**Work to be completed**
Starting with the line that holds "Convert this diagram to TikZ code.", repeat each line through the last one below, exactly. Pictures stay out.

**Provided material**
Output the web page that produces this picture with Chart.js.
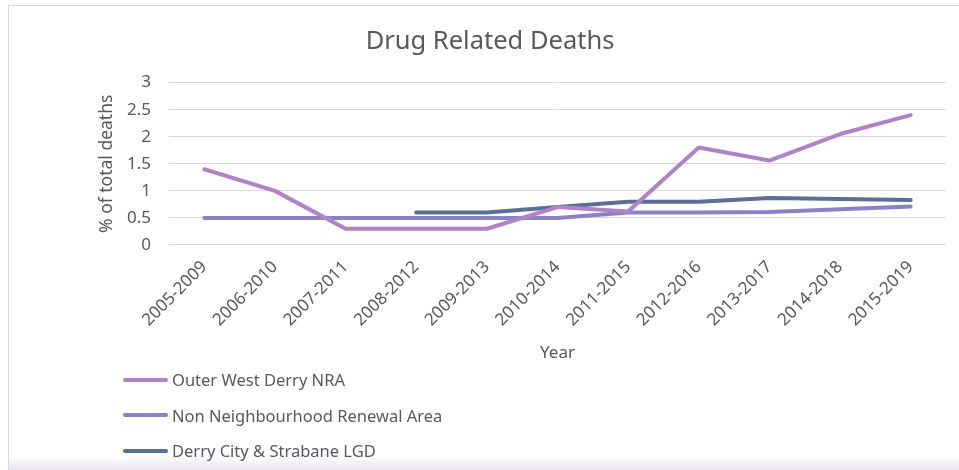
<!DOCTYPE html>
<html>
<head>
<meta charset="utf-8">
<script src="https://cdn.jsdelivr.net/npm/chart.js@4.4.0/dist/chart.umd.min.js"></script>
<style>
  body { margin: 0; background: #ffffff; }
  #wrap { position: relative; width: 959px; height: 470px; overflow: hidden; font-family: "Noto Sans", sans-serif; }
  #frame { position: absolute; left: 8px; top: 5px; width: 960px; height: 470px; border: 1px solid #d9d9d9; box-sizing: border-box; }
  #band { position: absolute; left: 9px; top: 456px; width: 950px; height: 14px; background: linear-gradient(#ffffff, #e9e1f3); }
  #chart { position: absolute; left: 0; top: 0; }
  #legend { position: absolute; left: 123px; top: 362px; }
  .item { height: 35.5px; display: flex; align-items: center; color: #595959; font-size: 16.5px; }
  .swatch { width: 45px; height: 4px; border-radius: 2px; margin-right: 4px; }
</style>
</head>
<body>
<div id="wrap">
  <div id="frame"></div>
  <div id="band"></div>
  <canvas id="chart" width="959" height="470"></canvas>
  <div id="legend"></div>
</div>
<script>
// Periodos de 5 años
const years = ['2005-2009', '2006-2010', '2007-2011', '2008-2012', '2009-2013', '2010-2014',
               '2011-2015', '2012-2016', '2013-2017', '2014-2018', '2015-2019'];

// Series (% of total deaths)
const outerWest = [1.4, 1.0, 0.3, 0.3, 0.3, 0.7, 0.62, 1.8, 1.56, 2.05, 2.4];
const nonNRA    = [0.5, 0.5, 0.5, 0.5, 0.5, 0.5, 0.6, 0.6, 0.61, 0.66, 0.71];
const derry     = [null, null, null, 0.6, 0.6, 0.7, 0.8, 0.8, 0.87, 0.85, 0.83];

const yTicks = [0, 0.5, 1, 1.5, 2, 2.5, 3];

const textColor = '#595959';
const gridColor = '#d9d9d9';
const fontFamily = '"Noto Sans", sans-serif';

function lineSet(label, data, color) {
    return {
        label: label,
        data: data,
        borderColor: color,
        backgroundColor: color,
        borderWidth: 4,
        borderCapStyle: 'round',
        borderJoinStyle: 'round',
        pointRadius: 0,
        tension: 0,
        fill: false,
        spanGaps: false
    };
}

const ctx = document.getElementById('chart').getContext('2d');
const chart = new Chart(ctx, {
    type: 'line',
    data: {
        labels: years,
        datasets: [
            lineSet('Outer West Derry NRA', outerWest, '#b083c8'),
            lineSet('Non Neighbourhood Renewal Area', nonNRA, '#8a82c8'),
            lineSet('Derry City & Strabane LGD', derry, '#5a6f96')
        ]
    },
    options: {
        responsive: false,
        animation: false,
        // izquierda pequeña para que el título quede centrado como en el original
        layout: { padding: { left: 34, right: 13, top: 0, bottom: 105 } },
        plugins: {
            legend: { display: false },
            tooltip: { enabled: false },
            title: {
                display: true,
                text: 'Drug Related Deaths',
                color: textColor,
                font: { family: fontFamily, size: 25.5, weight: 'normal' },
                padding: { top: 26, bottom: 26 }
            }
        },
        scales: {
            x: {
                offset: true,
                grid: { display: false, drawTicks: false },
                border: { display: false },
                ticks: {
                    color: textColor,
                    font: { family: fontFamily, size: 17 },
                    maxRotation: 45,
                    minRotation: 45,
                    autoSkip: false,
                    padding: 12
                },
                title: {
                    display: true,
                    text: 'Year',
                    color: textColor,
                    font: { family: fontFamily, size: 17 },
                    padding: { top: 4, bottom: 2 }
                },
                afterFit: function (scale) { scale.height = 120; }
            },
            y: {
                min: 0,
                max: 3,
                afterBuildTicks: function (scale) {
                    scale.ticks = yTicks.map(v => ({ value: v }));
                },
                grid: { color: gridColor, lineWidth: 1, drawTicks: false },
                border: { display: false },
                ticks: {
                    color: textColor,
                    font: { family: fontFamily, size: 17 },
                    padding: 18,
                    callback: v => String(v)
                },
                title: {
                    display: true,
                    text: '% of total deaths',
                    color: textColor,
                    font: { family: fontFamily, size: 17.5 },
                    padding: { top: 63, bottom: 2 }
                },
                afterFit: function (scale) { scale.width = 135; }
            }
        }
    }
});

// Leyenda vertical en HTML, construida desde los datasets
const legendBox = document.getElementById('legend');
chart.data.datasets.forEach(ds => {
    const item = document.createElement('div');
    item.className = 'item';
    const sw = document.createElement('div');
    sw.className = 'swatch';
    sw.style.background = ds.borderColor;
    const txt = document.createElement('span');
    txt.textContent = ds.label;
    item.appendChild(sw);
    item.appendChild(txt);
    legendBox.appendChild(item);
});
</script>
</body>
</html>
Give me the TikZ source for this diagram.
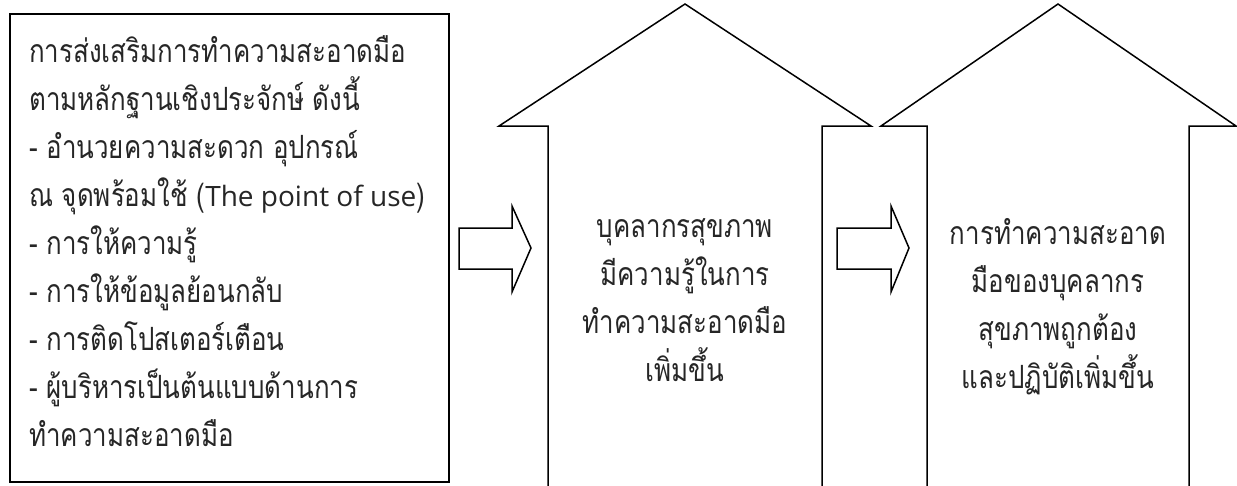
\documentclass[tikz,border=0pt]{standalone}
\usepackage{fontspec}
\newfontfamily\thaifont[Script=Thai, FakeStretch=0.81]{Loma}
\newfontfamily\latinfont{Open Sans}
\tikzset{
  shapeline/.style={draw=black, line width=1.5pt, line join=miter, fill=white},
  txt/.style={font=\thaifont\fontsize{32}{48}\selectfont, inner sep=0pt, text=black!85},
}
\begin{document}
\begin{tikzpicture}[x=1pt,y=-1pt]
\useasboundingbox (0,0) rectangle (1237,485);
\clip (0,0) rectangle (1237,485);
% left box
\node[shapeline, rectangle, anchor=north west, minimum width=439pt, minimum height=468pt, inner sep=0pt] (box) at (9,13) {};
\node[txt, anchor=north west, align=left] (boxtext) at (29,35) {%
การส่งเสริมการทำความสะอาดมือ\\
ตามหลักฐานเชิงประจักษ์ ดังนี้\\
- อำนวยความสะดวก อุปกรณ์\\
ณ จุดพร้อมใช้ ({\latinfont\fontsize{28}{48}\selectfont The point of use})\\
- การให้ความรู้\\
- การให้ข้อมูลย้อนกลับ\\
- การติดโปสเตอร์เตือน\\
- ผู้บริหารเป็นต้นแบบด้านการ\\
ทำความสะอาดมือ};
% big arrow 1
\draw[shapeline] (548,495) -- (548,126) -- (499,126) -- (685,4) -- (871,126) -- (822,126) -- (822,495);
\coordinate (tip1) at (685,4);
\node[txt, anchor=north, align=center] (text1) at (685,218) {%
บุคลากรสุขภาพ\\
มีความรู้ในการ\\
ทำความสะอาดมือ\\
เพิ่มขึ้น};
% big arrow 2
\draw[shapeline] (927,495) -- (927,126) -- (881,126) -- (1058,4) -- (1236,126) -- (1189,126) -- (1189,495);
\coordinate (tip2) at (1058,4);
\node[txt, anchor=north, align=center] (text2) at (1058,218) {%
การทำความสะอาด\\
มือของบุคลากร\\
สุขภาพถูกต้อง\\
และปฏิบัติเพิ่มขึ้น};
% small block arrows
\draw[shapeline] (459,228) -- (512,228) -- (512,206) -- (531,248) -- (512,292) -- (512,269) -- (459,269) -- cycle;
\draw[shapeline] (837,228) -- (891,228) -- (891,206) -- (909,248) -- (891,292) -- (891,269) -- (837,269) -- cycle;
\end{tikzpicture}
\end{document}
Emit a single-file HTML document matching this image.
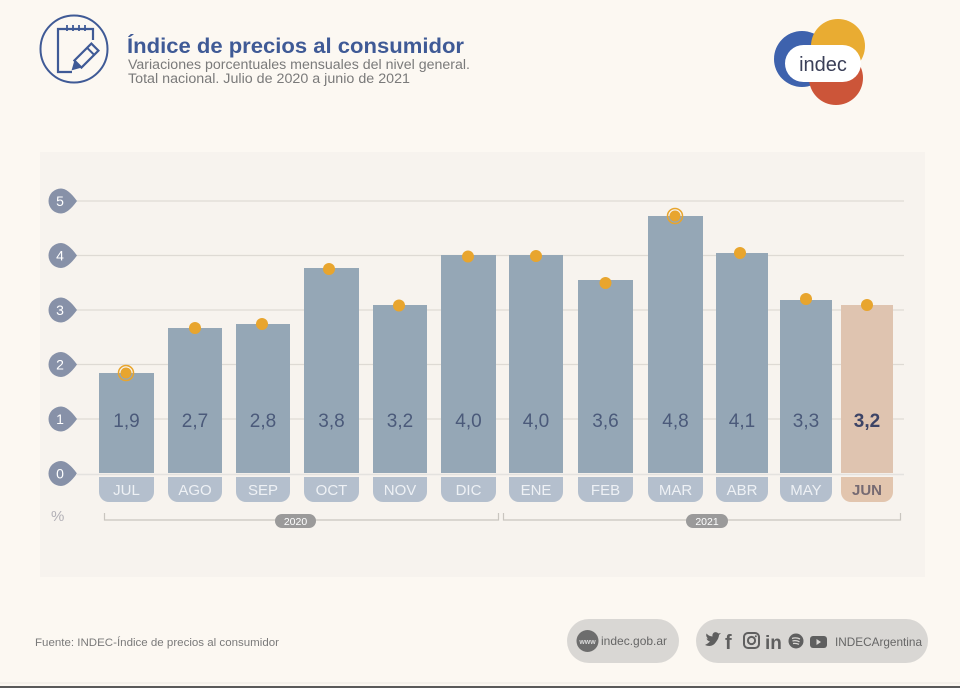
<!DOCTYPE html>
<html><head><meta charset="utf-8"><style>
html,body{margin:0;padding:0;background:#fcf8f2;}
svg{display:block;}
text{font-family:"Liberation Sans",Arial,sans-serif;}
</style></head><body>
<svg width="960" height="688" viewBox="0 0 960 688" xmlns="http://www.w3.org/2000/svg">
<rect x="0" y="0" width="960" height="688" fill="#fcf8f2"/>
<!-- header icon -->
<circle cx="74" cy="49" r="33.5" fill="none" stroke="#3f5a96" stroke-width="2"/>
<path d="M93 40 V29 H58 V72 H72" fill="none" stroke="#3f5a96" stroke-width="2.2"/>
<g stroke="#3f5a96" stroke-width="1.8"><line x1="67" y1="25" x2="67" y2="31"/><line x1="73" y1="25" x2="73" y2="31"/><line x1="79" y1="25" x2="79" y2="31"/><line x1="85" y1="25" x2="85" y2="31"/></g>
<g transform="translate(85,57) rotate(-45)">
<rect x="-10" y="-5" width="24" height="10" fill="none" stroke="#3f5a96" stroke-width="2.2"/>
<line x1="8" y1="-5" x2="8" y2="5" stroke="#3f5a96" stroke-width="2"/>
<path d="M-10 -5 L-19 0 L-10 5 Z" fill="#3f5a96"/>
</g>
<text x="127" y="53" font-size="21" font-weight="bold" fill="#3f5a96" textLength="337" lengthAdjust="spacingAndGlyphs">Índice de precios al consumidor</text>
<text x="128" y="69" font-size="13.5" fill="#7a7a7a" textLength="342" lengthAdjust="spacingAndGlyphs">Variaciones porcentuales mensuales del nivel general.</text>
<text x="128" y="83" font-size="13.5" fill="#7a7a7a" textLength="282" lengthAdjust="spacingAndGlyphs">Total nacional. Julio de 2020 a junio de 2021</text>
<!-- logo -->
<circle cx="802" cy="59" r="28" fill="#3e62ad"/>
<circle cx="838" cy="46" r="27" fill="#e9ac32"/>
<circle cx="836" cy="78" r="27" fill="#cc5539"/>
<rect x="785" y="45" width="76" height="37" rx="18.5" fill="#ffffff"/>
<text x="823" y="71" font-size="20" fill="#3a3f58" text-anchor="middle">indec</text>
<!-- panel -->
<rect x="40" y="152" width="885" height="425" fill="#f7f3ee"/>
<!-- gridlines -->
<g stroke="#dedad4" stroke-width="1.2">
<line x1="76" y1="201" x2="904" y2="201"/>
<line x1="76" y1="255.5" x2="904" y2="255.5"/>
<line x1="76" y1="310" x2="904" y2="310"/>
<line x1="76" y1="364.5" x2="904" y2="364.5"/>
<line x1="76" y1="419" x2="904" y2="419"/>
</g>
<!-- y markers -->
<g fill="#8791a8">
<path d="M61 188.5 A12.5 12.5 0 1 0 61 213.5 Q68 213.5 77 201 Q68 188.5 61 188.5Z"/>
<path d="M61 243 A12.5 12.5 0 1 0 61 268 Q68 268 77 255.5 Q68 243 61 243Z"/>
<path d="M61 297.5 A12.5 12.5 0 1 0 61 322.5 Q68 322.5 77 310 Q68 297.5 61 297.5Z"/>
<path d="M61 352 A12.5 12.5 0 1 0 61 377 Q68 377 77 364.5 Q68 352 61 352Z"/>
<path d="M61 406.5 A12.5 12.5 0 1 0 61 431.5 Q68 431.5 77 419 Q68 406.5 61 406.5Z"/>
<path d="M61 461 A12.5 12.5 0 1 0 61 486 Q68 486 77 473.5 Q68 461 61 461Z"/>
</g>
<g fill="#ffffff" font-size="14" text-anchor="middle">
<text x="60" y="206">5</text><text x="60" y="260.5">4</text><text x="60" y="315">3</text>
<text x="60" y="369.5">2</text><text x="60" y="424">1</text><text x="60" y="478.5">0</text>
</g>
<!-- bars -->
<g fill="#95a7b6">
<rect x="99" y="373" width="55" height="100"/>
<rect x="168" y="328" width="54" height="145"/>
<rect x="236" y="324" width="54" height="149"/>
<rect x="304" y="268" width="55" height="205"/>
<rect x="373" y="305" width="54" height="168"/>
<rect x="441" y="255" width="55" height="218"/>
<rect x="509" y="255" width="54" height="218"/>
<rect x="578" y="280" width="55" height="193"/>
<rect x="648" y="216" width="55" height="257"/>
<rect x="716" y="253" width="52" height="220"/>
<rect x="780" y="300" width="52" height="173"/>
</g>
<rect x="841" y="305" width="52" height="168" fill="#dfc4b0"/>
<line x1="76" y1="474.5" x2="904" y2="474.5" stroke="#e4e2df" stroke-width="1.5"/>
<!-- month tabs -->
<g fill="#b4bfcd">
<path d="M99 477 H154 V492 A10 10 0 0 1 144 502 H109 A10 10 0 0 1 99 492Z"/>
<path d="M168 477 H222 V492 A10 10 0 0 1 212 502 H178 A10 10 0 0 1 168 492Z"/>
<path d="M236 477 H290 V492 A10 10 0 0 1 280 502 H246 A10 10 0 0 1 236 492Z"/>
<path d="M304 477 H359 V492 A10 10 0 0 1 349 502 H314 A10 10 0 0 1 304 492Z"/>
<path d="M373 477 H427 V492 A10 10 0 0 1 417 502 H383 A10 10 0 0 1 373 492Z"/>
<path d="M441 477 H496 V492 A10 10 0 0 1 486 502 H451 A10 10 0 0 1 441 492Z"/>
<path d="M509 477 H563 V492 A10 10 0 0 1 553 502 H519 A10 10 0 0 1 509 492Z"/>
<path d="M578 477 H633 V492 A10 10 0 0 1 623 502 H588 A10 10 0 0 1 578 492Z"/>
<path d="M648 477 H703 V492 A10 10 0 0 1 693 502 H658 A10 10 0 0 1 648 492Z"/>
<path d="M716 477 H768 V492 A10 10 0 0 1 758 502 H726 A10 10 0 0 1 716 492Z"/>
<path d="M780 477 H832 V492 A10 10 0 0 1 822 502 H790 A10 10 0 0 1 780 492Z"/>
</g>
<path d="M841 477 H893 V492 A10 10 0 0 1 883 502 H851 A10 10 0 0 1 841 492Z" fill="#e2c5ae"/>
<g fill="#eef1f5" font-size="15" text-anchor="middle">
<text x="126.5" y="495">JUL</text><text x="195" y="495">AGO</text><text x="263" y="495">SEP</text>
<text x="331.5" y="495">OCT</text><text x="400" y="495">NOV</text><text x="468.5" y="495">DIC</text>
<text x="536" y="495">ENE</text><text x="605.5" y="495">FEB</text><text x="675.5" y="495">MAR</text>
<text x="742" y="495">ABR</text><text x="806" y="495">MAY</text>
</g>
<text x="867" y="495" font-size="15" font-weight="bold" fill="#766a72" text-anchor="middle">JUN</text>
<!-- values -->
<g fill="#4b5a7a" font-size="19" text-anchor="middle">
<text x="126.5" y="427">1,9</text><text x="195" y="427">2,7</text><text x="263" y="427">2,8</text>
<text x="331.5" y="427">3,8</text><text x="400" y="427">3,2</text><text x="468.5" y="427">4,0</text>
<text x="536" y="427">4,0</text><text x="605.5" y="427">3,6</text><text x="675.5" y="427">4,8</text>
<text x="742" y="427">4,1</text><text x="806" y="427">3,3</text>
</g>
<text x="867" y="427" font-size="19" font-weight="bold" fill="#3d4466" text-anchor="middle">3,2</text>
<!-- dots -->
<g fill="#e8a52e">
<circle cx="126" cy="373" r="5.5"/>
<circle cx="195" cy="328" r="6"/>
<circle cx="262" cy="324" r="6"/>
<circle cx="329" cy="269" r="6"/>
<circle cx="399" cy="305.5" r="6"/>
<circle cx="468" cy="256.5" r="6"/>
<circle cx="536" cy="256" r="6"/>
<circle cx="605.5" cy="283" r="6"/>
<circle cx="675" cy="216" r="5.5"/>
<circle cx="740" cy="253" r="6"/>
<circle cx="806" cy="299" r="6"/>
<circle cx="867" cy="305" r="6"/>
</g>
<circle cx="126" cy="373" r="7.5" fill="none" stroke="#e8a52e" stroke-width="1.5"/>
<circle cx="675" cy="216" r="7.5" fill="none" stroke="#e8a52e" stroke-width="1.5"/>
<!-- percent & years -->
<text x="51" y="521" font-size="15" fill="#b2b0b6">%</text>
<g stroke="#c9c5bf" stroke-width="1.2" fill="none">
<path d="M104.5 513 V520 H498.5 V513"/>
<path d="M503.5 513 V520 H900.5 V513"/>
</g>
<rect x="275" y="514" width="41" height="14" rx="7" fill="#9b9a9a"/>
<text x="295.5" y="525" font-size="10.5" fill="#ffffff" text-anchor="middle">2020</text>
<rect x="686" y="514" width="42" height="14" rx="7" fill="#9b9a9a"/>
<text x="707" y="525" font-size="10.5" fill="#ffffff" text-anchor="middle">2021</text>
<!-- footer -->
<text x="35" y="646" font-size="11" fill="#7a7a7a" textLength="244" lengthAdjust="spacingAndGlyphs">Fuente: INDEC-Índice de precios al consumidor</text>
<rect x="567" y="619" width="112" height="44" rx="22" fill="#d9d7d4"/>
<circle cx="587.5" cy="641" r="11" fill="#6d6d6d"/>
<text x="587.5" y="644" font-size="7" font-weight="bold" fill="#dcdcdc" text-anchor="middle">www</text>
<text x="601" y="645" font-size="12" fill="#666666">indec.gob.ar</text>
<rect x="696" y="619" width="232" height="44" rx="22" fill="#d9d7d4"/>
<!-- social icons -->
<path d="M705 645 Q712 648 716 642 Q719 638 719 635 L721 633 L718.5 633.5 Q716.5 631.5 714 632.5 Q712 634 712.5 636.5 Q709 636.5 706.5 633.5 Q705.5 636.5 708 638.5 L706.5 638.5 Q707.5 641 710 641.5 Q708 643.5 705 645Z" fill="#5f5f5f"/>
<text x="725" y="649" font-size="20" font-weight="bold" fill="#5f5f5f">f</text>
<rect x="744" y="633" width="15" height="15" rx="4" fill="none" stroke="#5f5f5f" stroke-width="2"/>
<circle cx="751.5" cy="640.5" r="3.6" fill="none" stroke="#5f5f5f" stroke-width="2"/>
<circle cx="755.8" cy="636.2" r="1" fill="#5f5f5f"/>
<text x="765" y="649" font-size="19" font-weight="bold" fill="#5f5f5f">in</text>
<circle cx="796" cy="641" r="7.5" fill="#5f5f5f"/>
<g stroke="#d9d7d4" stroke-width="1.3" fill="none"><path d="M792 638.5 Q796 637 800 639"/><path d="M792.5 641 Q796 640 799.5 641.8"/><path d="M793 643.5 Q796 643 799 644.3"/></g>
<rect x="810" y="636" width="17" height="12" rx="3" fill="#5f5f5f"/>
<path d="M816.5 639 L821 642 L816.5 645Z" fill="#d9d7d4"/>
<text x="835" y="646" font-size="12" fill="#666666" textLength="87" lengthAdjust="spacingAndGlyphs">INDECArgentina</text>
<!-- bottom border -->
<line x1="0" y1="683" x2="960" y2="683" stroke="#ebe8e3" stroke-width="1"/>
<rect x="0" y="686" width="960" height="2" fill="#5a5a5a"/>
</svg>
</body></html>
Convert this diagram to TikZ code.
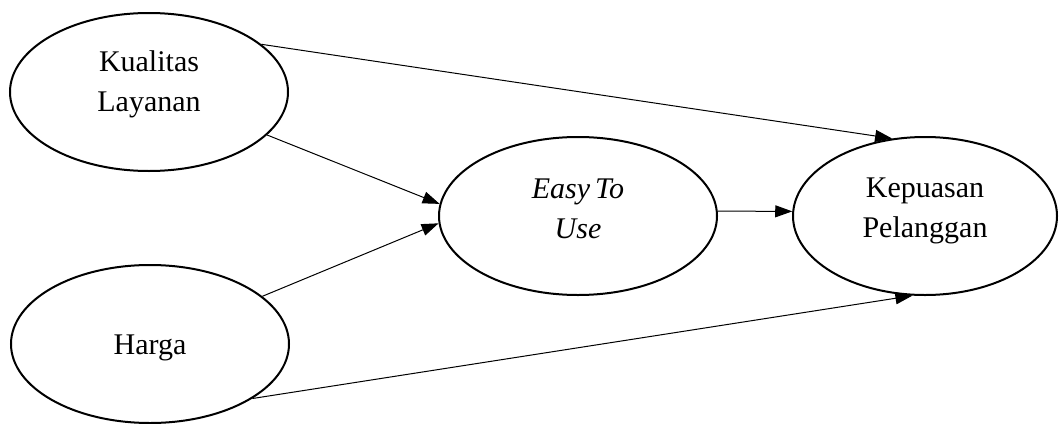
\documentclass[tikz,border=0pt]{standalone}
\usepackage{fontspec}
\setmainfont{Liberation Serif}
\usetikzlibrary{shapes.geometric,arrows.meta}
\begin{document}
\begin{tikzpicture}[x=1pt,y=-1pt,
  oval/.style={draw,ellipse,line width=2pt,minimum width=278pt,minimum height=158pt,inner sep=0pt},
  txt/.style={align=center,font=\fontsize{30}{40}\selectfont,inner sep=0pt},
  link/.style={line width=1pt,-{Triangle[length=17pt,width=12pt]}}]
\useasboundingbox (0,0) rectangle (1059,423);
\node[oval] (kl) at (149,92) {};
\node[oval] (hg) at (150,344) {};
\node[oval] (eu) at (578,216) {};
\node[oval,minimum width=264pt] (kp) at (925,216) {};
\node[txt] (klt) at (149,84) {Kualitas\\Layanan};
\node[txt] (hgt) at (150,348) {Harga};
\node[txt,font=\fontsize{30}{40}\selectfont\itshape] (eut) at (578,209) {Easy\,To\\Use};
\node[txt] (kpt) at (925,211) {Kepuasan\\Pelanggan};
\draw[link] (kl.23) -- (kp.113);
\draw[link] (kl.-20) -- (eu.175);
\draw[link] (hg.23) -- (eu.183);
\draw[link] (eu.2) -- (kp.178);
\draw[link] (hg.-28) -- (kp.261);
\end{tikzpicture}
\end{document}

**Answer to the problem**
Convert this diagram to TikZ code.
\documentclass[tikz,border=0pt]{standalone}
\usepackage{fontspec}
\setmainfont{Liberation Serif}
\usetikzlibrary{shapes.geometric,arrows.meta}
\begin{document}
\begin{tikzpicture}[x=1pt,y=-1pt,
  oval/.style={draw,ellipse,line width=2pt,minimum width=278pt,minimum height=158pt,inner sep=0pt},
  txt/.style={align=center,font=\fontsize{30}{40}\selectfont,inner sep=0pt},
  link/.style={line width=1pt,-{Triangle[length=17pt,width=12pt]}}]
\useasboundingbox (0,0) rectangle (1059,423);
\node[oval] (kl) at (149,92) {};
\node[oval] (hg) at (150,344) {};
\node[oval] (eu) at (578,216) {};
\node[oval,minimum width=264pt] (kp) at (925,216) {};
\node[txt] (klt) at (149,84) {Kualitas\\Layanan};
\node[txt] (hgt) at (150,348) {Harga};
\node[txt,font=\fontsize{30}{40}\selectfont\itshape] (eut) at (578,209) {Easy\,To\\Use};
\node[txt] (kpt) at (925,211) {Kepuasan\\Pelanggan};
\draw[link] (kl.23) -- (kp.113);
\draw[link] (kl.-20) -- (eu.175);
\draw[link] (hg.23) -- (eu.183);
\draw[link] (eu.2) -- (kp.178);
\draw[link] (hg.-28) -- (kp.261);
\end{tikzpicture}
\end{document}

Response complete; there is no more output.